I can’t tell you how much I miss my Saturday runs in Bellingham. I had the perfect eighteen-mile run that crossed just a few streets. The rest was on forest trails and on one glorious expanse a walkway that stretched out over the bay.

That is gone; there is no running trail in Houston that could compare with my tenth favorite trail in Bellingham. But there’s a new place I love to go to. It has to be early in the morning or late on certain evenings for the quiet to ascend. When the time is right, though, I have a key fob that allows me entrance to an empty sanctuary that seats 5,500 people. I crawl up the steps to the stage, I kneel right where I’ll be standing to teach that weekend, and I pour out my heart to God in total isolation.

It is now one of my favorite places on this planet to be.

There’s something about knowing that in another day, or a few hours, this place will be full and loud and there will be cameras on me and three terrifyingly large screens fed by high definition cameras that pick up the glare of my bald head and every skin blemish (it’s unfortunate to still be fighting acne while you’re going bald, but God never asked my permission).

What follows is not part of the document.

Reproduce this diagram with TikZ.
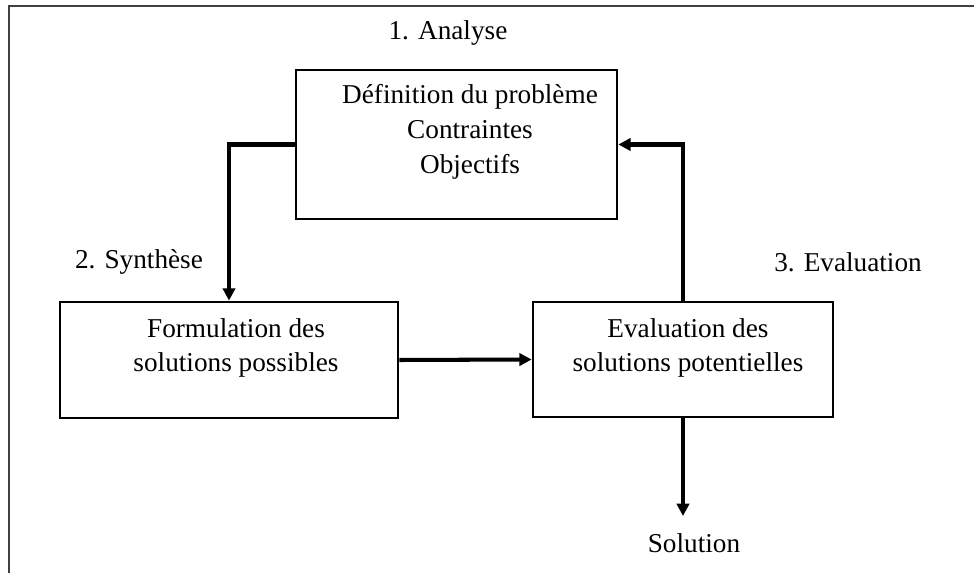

 But in those quiet, dark moments, before the drama begins, I open up my heart to God and pray that he’ll treat me like a dam—it’s an analogy birthed in the Pacific Northwest, but it works here in Houston, too: the power of the sermon isn’t dependent on the dam, any more than hydroelectricity is. What matters is the water flowing through it.  If God might concentrate the flow of His water through this place, from this very spot, thirsty souls could drink deeply of His grace, some of them for the very first time. Others, so thirsty that they have begun testing polluted waters, could be brought back from the brink.  If God would let His pure water flow through this dam, in this place, there might be a line of people here, standing before me, making life-changing decisions… 

The beauty of that patch of carpet—I can’t believe I even typed those words—rivals Whatcom Falls, Bellingham Bay, and even Mt. Baker. It’s a place of drama, of warfare, of battle—but a place where I’ve seen God show up time after time.

I’ve learned that what matters is not so much the place as the presence of God. Sure, that sounds like a Christian bookstore cliché poster, but when Christ has made your heart His home, the location doesn’t matter quite as much as the company you keep.